Matthieu Fontana 30 ans, violoncelliste

Jazz, classique, variété. Trois jeunes instrumentistes relatent leur parcours. Entre travail acharné, coups de blues et débrouillardise.

Ingrid Merckx  • 16 juin 2011 abonné·es

Illustration - Matthieu Fontana 30 ans, violoncelliste

Matthieu Fontana n’est pas passé par la grande porte, le Conservatoire national supérieur de musique (CNSM). Mais par un conservatoire national de région, le CNR de Boulogne, section violoncelle. Conséquence : même quand on n’est pas « manchot » et qu’on « travaille comme un âne », les portes restent fermées. C’est la règle en musique classique. Il faut le précieux sésame d’État, sans quoi « on n’est pas vraiment reconnu ». Ni pour enseigner ni pour jouer. « Ce système vieillissant laisse quantité de musiciens talentueux sur le bord de la route. J’en connais au moins dix qui ont dû arrêter ! », s’indigne-t-il. Car, pour continuer en dehors de la voie royale, il faut du courage, de la détermination, de la débrouillardise et… de l’argent ! Sauf à se contenter de peu. « La musique à un niveau professionnel, c’est des heures et des heures d’instrument par jour pour parvenir à une grande qualité d’exécution. Et des années de boulot pour un disque ! » Pas de secret. Mais il faut bien gagner sa vie par ailleurs. D’où la sélection sociale induite.

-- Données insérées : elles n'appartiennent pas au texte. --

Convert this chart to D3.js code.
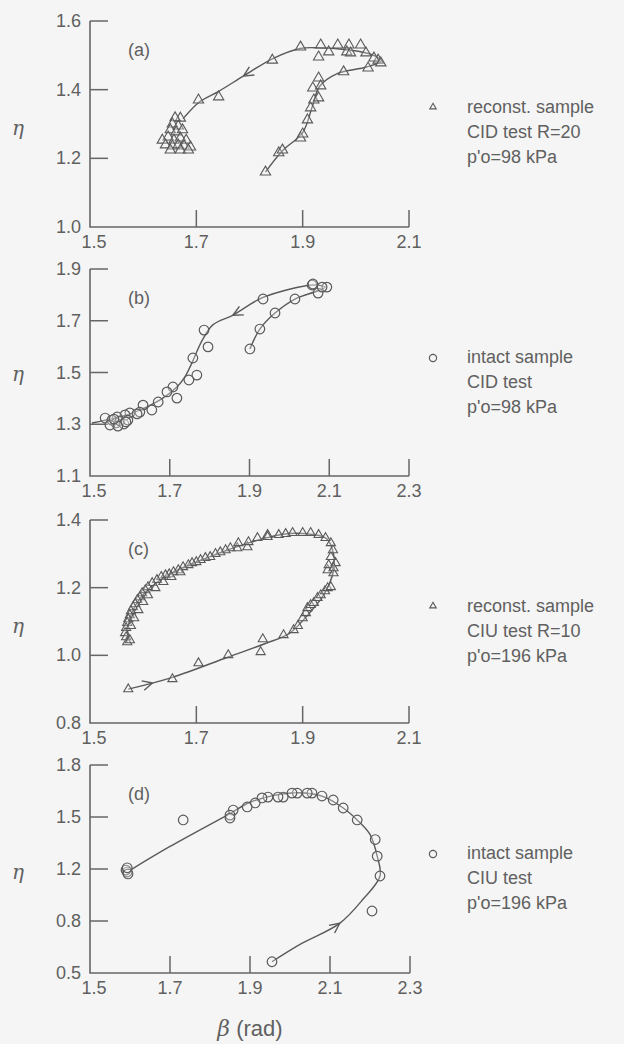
<!DOCTYPE html>
<html>
<head>
<meta charset="utf-8">
<script src="https://cdn.jsdelivr.net/npm/d3@7"></script>
<style>
  body { margin: 0; background: #f5f5f5; }
  svg { display: block; }
  text { font-family: "Liberation Sans", Arial, sans-serif; fill: #606060; }
</style>
</head>
<body>
<div id="corpo"></div>
<script>
// ---- data (beta in rad, eta) ----
var ptsA = [
  [1.830,1.160],[1.855,1.216],[1.862,1.224],[1.896,1.259],[1.900,1.271],[1.909,1.312],[1.915,1.347],
  [1.921,1.370],[1.930,1.376],[1.919,1.405],[1.930,1.434],[1.934,1.411],[1.977,1.452],[2.023,1.463],
  [2.042,1.486],[2.047,1.478],[2.034,1.492],[2.019,1.507],[2.009,1.530],[1.987,1.530],[1.983,1.510],
  [1.990,1.507],[1.966,1.530],[1.949,1.510],[1.934,1.530],[1.930,1.495],[1.896,1.524],[1.843,1.486],
  [1.742,1.379],[1.704,1.370],[1.670,1.317],
  [1.660,1.318],[1.655,1.300],[1.666,1.294],[1.651,1.283],[1.662,1.277],[1.674,1.283],[1.647,1.262],
  [1.658,1.253],[1.670,1.259],[1.681,1.253],[1.636,1.253],[1.642,1.239],[1.655,1.236],[1.666,1.239],
  [1.677,1.236],[1.689,1.233],[1.651,1.224],[1.670,1.224],[1.685,1.224]
];
var lineA = [
  [1.830,1.160],[1.862,1.222],[1.900,1.275],[1.918,1.350],[1.932,1.410],[1.965,1.447],[2.020,1.466],
  [2.048,1.484],[2.030,1.502],[1.990,1.515],[1.930,1.522],[1.895,1.520],[1.843,1.490],[1.789,1.440],
  [1.742,1.395],[1.704,1.362],[1.675,1.315]
];
var arrowA = [1.789,1.440];

var ptsB = [
  [1.901,1.591],[1.926,1.668],[1.964,1.730],[2.014,1.784],[2.072,1.807],[2.094,1.830],[2.082,1.830],
  [2.057,1.838],[2.059,1.842],[1.934,1.784],[1.786,1.664],[1.796,1.599],[1.758,1.556],[1.768,1.490],
  [1.748,1.471],[1.708,1.444],[1.693,1.425],[1.718,1.401],[1.671,1.386],[1.633,1.374],[1.655,1.355],
  [1.625,1.347],[1.600,1.344],[1.618,1.340],[1.588,1.336],[1.568,1.328],[1.538,1.324],
  [1.555,1.316],[1.565,1.305],[1.575,1.313],[1.585,1.301],[1.595,1.316],[1.550,1.297],[1.570,1.293],
  [1.590,1.309],[1.560,1.320]
];
var lineB = [
  [1.901,1.591],[1.926,1.668],[1.964,1.730],[2.014,1.784],[2.070,1.815],[2.090,1.830],[2.060,1.838],
  [1.934,1.790],[1.859,1.722],[1.808,1.684],[1.780,1.620],[1.758,1.545],[1.738,1.483],[1.718,1.444],
  [1.676,1.394],[1.608,1.344],[1.505,1.305]
];
var arrowB = [1.859,1.722];

var ptsC = [
  [1.572,0.900],[1.655,0.930],[1.704,0.977],[1.760,1.001],[1.825,1.048],[1.821,1.010],[1.864,1.060],
  [1.883,1.075],[1.891,1.087],[1.900,1.110],[1.906,1.125],[1.909,1.140],[1.915,1.149],[1.921,1.155],
  [1.928,1.170],[1.934,1.178],[1.942,1.190],[1.947,1.199],[1.953,1.202],[1.947,1.252],[1.958,1.243],
  [1.949,1.267],[1.962,1.273],[1.958,1.258],[1.953,1.291],[1.957,1.311],[1.953,1.332],[1.943,1.347],
  [1.930,1.356],[1.915,1.362],[1.900,1.362],[1.881,1.362],[1.868,1.359],[1.855,1.356],[1.834,1.356],
  [1.815,1.347],[1.796,1.320],[1.777,1.317],[1.834,1.350],[1.798,1.335],[1.779,1.332],[1.764,1.317],
  [1.755,1.311],[1.745,1.305],[1.736,1.300],[1.726,1.291],[1.717,1.288],[1.708,1.282],[1.700,1.276],
  [1.692,1.273],[1.685,1.267],[1.675,1.261],[1.666,1.252],[1.657,1.246],[1.649,1.240],[1.642,1.237],
  [1.634,1.232],[1.626,1.223],[1.617,1.214],[1.609,1.202],[1.604,1.193],[1.598,1.184],[1.594,1.172],
  [1.589,1.164],[1.585,1.152],[1.581,1.143],[1.577,1.131],[1.575,1.119],[1.572,1.107],[1.570,1.096],
  [1.568,1.081],[1.566,1.066],[1.568,1.054],[1.570,1.039],
  [1.577,1.087],[1.583,1.110],[1.591,1.134],[1.600,1.158],[1.609,1.178],[1.623,1.199],[1.638,1.217],
  [1.653,1.232],[1.670,1.246],[1.575,1.045]
];
var lineC = [
  [1.572,0.900],[1.655,0.935],[1.760,0.995],[1.830,1.035],[1.875,1.065],[1.910,1.120],[1.940,1.180],
  [1.958,1.250],[1.958,1.300],[1.945,1.345],[1.900,1.360],[1.860,1.357],[1.800,1.333],[1.720,1.288],
  [1.650,1.240],[1.600,1.180],[1.575,1.110],[1.570,1.040]
];
var arrowC = [1.617,0.921];

var ptsD = [
  [1.955,0.565],[2.205,0.877],[2.225,1.146],[2.218,1.274],[2.213,1.370],[2.168,1.483],[2.133,1.552],
  [2.108,1.598],[2.080,1.621],[2.055,1.638],[2.043,1.638],[2.018,1.638],[2.005,1.638],[1.983,1.615],
  [1.970,1.615],[1.945,1.615],[1.930,1.610],[1.913,1.581],[1.893,1.558],[1.858,1.540],[1.850,1.511],
  [1.850,1.494],[1.733,1.483],[1.593,1.177],[1.590,1.192],[1.595,1.162],[1.593,1.207]
];
var lineD = [
  [1.955,0.565],[2.025,0.665],[2.125,0.788],[2.183,0.969],[2.225,1.146],[2.218,1.274],[2.200,1.400],
  [2.168,1.483],[2.133,1.552],[2.080,1.620],[2.020,1.640],[1.960,1.625],[1.900,1.585],[1.850,1.520],
  [1.700,1.330],[1.600,1.190]
];
var arrowD = [2.125,0.788];

var ticksXa = [1.5,1.7,1.9,2.1], ticksXb = [1.5,1.7,1.9,2.1,2.3];
var ticksYa = [1.0,1.2,1.4,1.6], ticksYb = [1.1,1.3,1.5,1.7,1.9];
var ticksYc = [0.8,1.0,1.2,1.4], ticksYd = [0.5,0.8,1.2,1.5,1.8];

var legendA = ["reconst. sample", "CID test R=20", "p'o=98 kPa"];
var legendB = ["intact sample", "CID test", "p'o=98 kPa"];
var legendC = ["reconst. sample", "CIU test R=10", "p'o=196 kPa"];
var legendD = ["intact sample", "CIU test", "p'o=196 kPa"];

// ---- layout ----
var width = 624, height = 1044;
var ink = "#5a5a5a";
var panels = [
  {tag:"(a)", pts:ptsA, line:lineA, arrow:arrowA, sym:"tri", triSize:46, xt:ticksXa, yt:ticksYa, yDom:[1.0,1.6], top:21, bot:227, right:409, legend:legendA, ly:113, etaY:135},
  {tag:"(b)", pts:ptsB, line:lineB, arrow:arrowB, sym:"circ", xt:ticksXb, yt:ticksYb, yDom:[1.1,1.9], top:269, bot:476, right:409, legend:legendB, ly:363, etaY:381},
  {tag:"(c)", pts:ptsC, line:lineC, arrow:arrowC, sym:"tri", triSize:36, xt:ticksXa, yt:ticksYc, yDom:[0.8,1.4], top:520, bot:723, right:409, legend:legendC, ly:612, etaY:633},
  {tag:"(d)", pts:ptsD, line:lineD, arrow:arrowD, sym:"circ", xt:ticksXb, yt:ticksYd, yDom:null, top:765, bot:973, right:410, legend:legendD, ly:859, etaY:879}
];

var svg = d3.select("#corpo").append("svg")
    .attr("width", width)
    .attr("height", height);

var fmt = d3.format(".1f");
var triLeg = d3.symbol().type(d3.symbolTriangle).size(18);

panels.forEach(function(p){
    var x = d3.scaleLinear().domain(d3.extent(p.xt)).range([90, p.right]);
    var y;
    if(p.yDom){
        y = d3.scaleLinear().domain(p.yDom).range([p.bot, p.top]);
    } else {
        // the printed axis of (d) is not evenly graduated: ticks are equally spaced
        y = d3.scaleLinear().domain(p.yt).range(p.yt.map(function(d,i){
            return p.bot - i*(p.bot - p.top)/(p.yt.length-1);
        }));
    }

    var g = svg.append("g");

    // axes
    g.append("path")
        .attr("d", "M90," + y(p.yt[p.yt.length-1]) + "V" + p.bot + "H" + p.right)
        .attr("fill", "none").attr("stroke", "#666").attr("stroke-width", 1.6);

    g.selectAll(".yt").data(p.yt.slice(1)).enter().append("line")
        .attr("x1", 90).attr("x2", 108)
        .attr("y1", function(d){ return y(d); }).attr("y2", function(d){ return y(d); })
        .attr("stroke", "#666").attr("stroke-width", 1.5);

    g.selectAll(".xt").data(p.xt.slice(1)).enter().append("line")
        .attr("x1", function(d){ return x(d); }).attr("x2", function(d){ return x(d); })
        .attr("y1", p.bot).attr("y2", p.bot - 17)
        .attr("stroke", "#666").attr("stroke-width", 1.5);

    g.selectAll(".yl").data(p.yt).enter().append("text")
        .attr("x", 81).attr("y", function(d){ return y(d) + 6; })
        .attr("text-anchor", "end")
        .style("font-size", "18px")
        .text(fmt);

    g.selectAll(".xl").data(p.xt).enter().append("text")
        .attr("x", function(d,i){ return x(d) + (i == 0 ? 4 : 0); })
        .attr("y", p.bot + 21)
        .attr("text-anchor", "middle")
        .style("font-size", "18px")
        .text(fmt);

    // eta label
    g.append("text")
        .attr("x", 18).attr("y", p.etaY)
        .attr("text-anchor", "middle")
        .style("font-family", "'DejaVu Serif', serif")
        .style("font-style", "italic")
        .style("font-size", "20px")
        .text("η");

    g.append("text")
        .attr("x", 128).attr("y", p.top + 35)
        .style("font-size", "18px")
        .text(p.tag);

    // fitted curve
    var line = d3.line()
        .x(function(d){ return x(d[0]); })
        .y(function(d){ return y(d[1]); })
        .curve(d3.curveCatmullRom.alpha(0.5));

    var path = g.append("path")
        .attr("d", line(p.line))
        .attr("fill", "none")
        .attr("stroke", ink)
        .attr("stroke-width", 1.4);

    // arrow head on curve, nearest to the marked position
    var node = path.node(), total = node.getTotalLength();
    var tx = x(p.arrow[0]), ty = y(p.arrow[1]), best = 0, bestD = 1e9;
    for(var l = 0; l <= total; l += 1){
        var q = node.getPointAtLength(l);
        var dd = (q.x-tx)*(q.x-tx) + (q.y-ty)*(q.y-ty);
        if(dd < bestD){ bestD = dd; best = l; }
    }
    var p0 = node.getPointAtLength(Math.max(0, best-4)), p1 = node.getPointAtLength(Math.min(total, best+4));
    var ang = Math.atan2(p1.y-p0.y, p1.x-p0.x);
    var tip = node.getPointAtLength(best);
    [-0.45, 0.45].forEach(function(da){
        g.append("line")
            .attr("x1", tip.x).attr("y1", tip.y)
            .attr("x2", tip.x - 11*Math.cos(ang+da)).attr("y2", tip.y - 11*Math.sin(ang+da))
            .attr("stroke", ink).attr("stroke-width", 1.4);
    });

    // markers
    var mk = g.selectAll(".pt").data(p.pts).enter();
    if(p.sym == "tri"){
        var triSym = d3.symbol().type(d3.symbolTriangle).size(p.triSize);
        mk.append("path")
            .attr("d", triSym)
            .attr("transform", function(d){ return "translate(" + x(d[0]) + "," + y(d[1]) + ")"; })
            .attr("fill", "#f5f5f5").attr("fill-opacity", 0.3)
            .attr("stroke", ink).attr("stroke-width", 1.1);
    } else {
        mk.append("circle")
            .attr("cx", function(d){ return x(d[0]); })
            .attr("cy", function(d){ return y(d[1]); })
            .attr("r", 4.8)
            .attr("fill", "#f5f5f5").attr("fill-opacity", 0.3)
            .attr("stroke", ink).attr("stroke-width", 1.2);
    }

    // legend
    if(p.sym == "tri"){
        g.append("path").attr("d", triLeg)
            .attr("transform", "translate(433," + (p.ly - 6) + ")")
            .attr("fill", "none").attr("stroke", ink).attr("stroke-width", 1.1);
    } else {
        g.append("circle").attr("cx", 433).attr("cy", p.ly - 5).attr("r", 3.6)
            .attr("fill", "none").attr("stroke", ink).attr("stroke-width", 1.2);
    }
    g.selectAll(".lg").data(p.legend).enter().append("text")
        .attr("x", 467)
        .attr("y", function(d,i){ return p.ly + i*25; })
        .style("font-size", "18px")
        .text(function(d){ return d; });
});

// x axis title
var xt = svg.append("text")
    .attr("x", 250).attr("y", 1036)
    .attr("text-anchor", "middle")
    .style("font-size", "22px");
xt.append("tspan")
    .style("font-family", "'DejaVu Serif', serif")
    .style("font-style", "italic")
    .text("β");
xt.append("tspan").text(" (rad)");
</script>
</body>
</html>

Pour Matthieu, l’art ne s’apprend pas au conservatoire, « un endroit qui normalise… ». On y enseigne une bonne technique, « et c’est absolument indispensable ! Mais, pour apprendre le métier d’artiste, le travail de création, la recherche d’une esthétique originale, il faut sortir de sa case, compléter son apprentissage avec une réflexion personnelle, une démarche de recherche, et fréquenter des “maîtres” ». Comme Anner Bylsma, un Hollandais d’une « grande générosité » qui lui a offert ce que le conservatoire ne lui apportait pas. En 1999, Matthieu Fontana monte un ensemble, le Quatuor ébène, à qui il donne cinq ans de sa vie. « On a créé une entité, un son… On a remporté des concours internationaux, on a fait des tournées en France et en Europe. Malgré cela, cette aventure n’a été possible que grâce au soutien et au réseau des parents d’un des membres. Sans apport financier, on ne peut pas continuer. » Quand il quitte le quatuor, c’est le choc. « Je me suis retrouvé à la rue. Sans contrat. Ébène était connu, pas Matthieu Fontana… » Il fait une dépression. Arrête la musique. S’inscrit à Sciences-Po. Il paie ses études en travaillant la nuit et doit vendre son violoncelle. « J’ai appris énormément de choses pendant trois ans, dont le fonctionnement de la filière musicale. » Production, diffusion, plates-formes de téléchargement, loi Hadopi, statut d’intermittent : il devient incollable. « Mais je pensais musique, vivais musique… » Il se remet donc au violoncelle en passant par le baroque. Il intègre rapidement un ensemble assez prestigieux avec lequel il « fait le tour du monde » et « gagne bien sa vie »  : entre 1 500 et 3 000 euros par mois. Mais il a le sentiment de faire partie d’une « machine à divertissement ». Même dans le milieu du baroque, « récupéré par les maisons de disque, qui en ont fait un produit standardisé : tous les ensembles baroques médiatisés ont le même son et sont composés en majorité des mêmes musiciens qui passent de l’un à l’autre. Les producteurs jettent leur dévolu sur un artiste, sans forcément savoir de quoi ils parlent, fabriquent des stars et les font tourner… »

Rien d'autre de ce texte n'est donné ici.